> **WHAT IS NEEDED**: Transcribe the material exactly. Images do not belong in the copy.

BEGIN RAW DATA

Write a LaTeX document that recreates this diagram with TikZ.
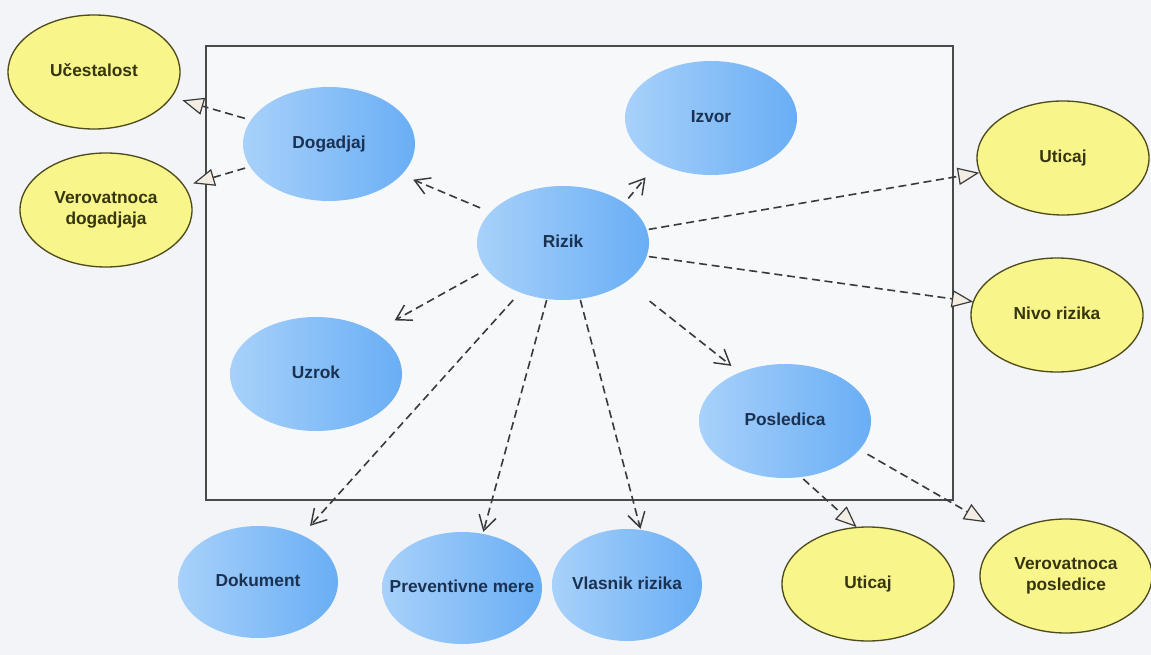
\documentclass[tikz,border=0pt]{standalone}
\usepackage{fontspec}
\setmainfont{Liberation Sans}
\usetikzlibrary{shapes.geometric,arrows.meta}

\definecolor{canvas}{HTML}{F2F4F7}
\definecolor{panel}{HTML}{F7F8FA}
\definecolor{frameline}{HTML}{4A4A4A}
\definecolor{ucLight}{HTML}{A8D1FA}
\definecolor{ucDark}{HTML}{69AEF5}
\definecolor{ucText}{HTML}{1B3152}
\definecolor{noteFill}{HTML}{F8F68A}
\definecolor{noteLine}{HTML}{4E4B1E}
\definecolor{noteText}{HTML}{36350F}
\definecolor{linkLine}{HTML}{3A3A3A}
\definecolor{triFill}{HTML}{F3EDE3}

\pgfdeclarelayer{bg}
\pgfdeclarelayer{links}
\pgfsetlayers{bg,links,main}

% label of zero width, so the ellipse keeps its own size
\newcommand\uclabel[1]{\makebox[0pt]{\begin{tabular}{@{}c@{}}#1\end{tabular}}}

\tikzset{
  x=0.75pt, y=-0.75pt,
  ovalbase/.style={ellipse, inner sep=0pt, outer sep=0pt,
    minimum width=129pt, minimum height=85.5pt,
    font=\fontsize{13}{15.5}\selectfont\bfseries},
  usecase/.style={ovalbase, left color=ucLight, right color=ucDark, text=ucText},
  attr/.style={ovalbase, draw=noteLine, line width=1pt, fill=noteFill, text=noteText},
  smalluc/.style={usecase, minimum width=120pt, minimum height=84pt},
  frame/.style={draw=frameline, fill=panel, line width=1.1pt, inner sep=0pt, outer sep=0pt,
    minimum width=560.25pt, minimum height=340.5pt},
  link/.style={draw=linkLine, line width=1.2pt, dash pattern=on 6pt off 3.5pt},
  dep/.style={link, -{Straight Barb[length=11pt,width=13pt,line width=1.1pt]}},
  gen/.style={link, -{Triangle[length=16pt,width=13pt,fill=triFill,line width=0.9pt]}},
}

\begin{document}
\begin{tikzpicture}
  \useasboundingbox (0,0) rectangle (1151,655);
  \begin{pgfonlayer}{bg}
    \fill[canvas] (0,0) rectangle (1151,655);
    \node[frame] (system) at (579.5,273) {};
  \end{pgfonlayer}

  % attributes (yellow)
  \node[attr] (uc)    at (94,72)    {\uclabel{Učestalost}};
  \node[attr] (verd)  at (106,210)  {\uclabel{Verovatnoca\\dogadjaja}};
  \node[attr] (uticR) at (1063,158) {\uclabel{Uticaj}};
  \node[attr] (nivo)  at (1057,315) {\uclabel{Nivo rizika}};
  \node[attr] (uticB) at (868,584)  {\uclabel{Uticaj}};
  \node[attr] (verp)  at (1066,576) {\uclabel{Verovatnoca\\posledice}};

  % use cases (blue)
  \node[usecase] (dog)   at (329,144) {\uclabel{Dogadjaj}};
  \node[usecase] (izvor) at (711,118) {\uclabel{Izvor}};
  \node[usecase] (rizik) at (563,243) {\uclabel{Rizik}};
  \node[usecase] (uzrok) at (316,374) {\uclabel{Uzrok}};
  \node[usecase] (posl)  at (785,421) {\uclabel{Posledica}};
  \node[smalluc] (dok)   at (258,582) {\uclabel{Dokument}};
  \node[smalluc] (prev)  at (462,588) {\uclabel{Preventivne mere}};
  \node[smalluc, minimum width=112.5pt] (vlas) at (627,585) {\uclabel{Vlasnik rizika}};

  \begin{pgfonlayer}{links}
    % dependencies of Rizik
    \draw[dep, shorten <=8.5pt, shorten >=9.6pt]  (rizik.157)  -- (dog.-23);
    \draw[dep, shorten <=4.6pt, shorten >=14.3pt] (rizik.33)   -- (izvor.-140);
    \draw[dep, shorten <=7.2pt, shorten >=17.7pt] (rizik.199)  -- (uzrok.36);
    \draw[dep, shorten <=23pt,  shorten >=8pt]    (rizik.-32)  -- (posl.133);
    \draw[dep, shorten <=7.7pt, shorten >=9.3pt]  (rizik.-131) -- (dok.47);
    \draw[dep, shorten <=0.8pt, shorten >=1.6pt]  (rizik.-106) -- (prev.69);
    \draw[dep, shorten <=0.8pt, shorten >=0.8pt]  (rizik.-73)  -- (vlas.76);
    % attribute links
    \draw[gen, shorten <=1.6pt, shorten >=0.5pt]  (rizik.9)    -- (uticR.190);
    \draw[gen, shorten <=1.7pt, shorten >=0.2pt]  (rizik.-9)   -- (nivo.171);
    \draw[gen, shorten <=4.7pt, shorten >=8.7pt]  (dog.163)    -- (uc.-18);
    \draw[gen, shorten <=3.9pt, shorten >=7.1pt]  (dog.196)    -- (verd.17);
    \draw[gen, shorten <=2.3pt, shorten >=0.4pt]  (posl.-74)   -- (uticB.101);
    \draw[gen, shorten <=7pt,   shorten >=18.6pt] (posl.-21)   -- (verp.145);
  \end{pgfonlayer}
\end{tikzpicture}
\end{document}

END RAW DATA

> **SOLUTION TO THIS PROBLEM**:
Write a LaTeX document that recreates this diagram with TikZ.
\documentclass[tikz,border=0pt]{standalone}
\usepackage{fontspec}
\setmainfont{Liberation Sans}
\usetikzlibrary{shapes.geometric,arrows.meta}

\definecolor{canvas}{HTML}{F2F4F7}
\definecolor{panel}{HTML}{F7F8FA}
\definecolor{frameline}{HTML}{4A4A4A}
\definecolor{ucLight}{HTML}{A8D1FA}
\definecolor{ucDark}{HTML}{69AEF5}
\definecolor{ucText}{HTML}{1B3152}
\definecolor{noteFill}{HTML}{F8F68A}
\definecolor{noteLine}{HTML}{4E4B1E}
\definecolor{noteText}{HTML}{36350F}
\definecolor{linkLine}{HTML}{3A3A3A}
\definecolor{triFill}{HTML}{F3EDE3}

\pgfdeclarelayer{bg}
\pgfdeclarelayer{links}
\pgfsetlayers{bg,links,main}

% label of zero width, so the ellipse keeps its own size
\newcommand\uclabel[1]{\makebox[0pt]{\begin{tabular}{@{}c@{}}#1\end{tabular}}}

\tikzset{
  x=0.75pt, y=-0.75pt,
  ovalbase/.style={ellipse, inner sep=0pt, outer sep=0pt,
    minimum width=129pt, minimum height=85.5pt,
    font=\fontsize{13}{15.5}\selectfont\bfseries},
  usecase/.style={ovalbase, left color=ucLight, right color=ucDark, text=ucText},
  attr/.style={ovalbase, draw=noteLine, line width=1pt, fill=noteFill, text=noteText},
  smalluc/.style={usecase, minimum width=120pt, minimum height=84pt},
  frame/.style={draw=frameline, fill=panel, line width=1.1pt, inner sep=0pt, outer sep=0pt,
    minimum width=560.25pt, minimum height=340.5pt},
  link/.style={draw=linkLine, line width=1.2pt, dash pattern=on 6pt off 3.5pt},
  dep/.style={link, -{Straight Barb[length=11pt,width=13pt,line width=1.1pt]}},
  gen/.style={link, -{Triangle[length=16pt,width=13pt,fill=triFill,line width=0.9pt]}},
}

\begin{document}
\begin{tikzpicture}
  \useasboundingbox (0,0) rectangle (1151,655);
  \begin{pgfonlayer}{bg}
    \fill[canvas] (0,0) rectangle (1151,655);
    \node[frame] (system) at (579.5,273) {};
  \end{pgfonlayer}

  % attributes (yellow)
  \node[attr] (uc)    at (94,72)    {\uclabel{Učestalost}};
  \node[attr] (verd)  at (106,210)  {\uclabel{Verovatnoca\\dogadjaja}};
  \node[attr] (uticR) at (1063,158) {\uclabel{Uticaj}};
  \node[attr] (nivo)  at (1057,315) {\uclabel{Nivo rizika}};
  \node[attr] (uticB) at (868,584)  {\uclabel{Uticaj}};
  \node[attr] (verp)  at (1066,576) {\uclabel{Verovatnoca\\posledice}};

  % use cases (blue)
  \node[usecase] (dog)   at (329,144) {\uclabel{Dogadjaj}};
  \node[usecase] (izvor) at (711,118) {\uclabel{Izvor}};
  \node[usecase] (rizik) at (563,243) {\uclabel{Rizik}};
  \node[usecase] (uzrok) at (316,374) {\uclabel{Uzrok}};
  \node[usecase] (posl)  at (785,421) {\uclabel{Posledica}};
  \node[smalluc] (dok)   at (258,582) {\uclabel{Dokument}};
  \node[smalluc] (prev)  at (462,588) {\uclabel{Preventivne mere}};
  \node[smalluc, minimum width=112.5pt] (vlas) at (627,585) {\uclabel{Vlasnik rizika}};

  \begin{pgfonlayer}{links}
    % dependencies of Rizik
    \draw[dep, shorten <=8.5pt, shorten >=9.6pt]  (rizik.157)  -- (dog.-23);
    \draw[dep, shorten <=4.6pt, shorten >=14.3pt] (rizik.33)   -- (izvor.-140);
    \draw[dep, shorten <=7.2pt, shorten >=17.7pt] (rizik.199)  -- (uzrok.36);
    \draw[dep, shorten <=23pt,  shorten >=8pt]    (rizik.-32)  -- (posl.133);
    \draw[dep, shorten <=7.7pt, shorten >=9.3pt]  (rizik.-131) -- (dok.47);
    \draw[dep, shorten <=0.8pt, shorten >=1.6pt]  (rizik.-106) -- (prev.69);
    \draw[dep, shorten <=0.8pt, shorten >=0.8pt]  (rizik.-73)  -- (vlas.76);
    % attribute links
    \draw[gen, shorten <=1.6pt, shorten >=0.5pt]  (rizik.9)    -- (uticR.190);
    \draw[gen, shorten <=1.7pt, shorten >=0.2pt]  (rizik.-9)   -- (nivo.171);
    \draw[gen, shorten <=4.7pt, shorten >=8.7pt]  (dog.163)    -- (uc.-18);
    \draw[gen, shorten <=3.9pt, shorten >=7.1pt]  (dog.196)    -- (verd.17);
    \draw[gen, shorten <=2.3pt, shorten >=0.4pt]  (posl.-74)   -- (uticB.101);
    \draw[gen, shorten <=7pt,   shorten >=18.6pt] (posl.-21)   -- (verp.145);
  \end{pgfonlayer}
\end{tikzpicture}
\end{document}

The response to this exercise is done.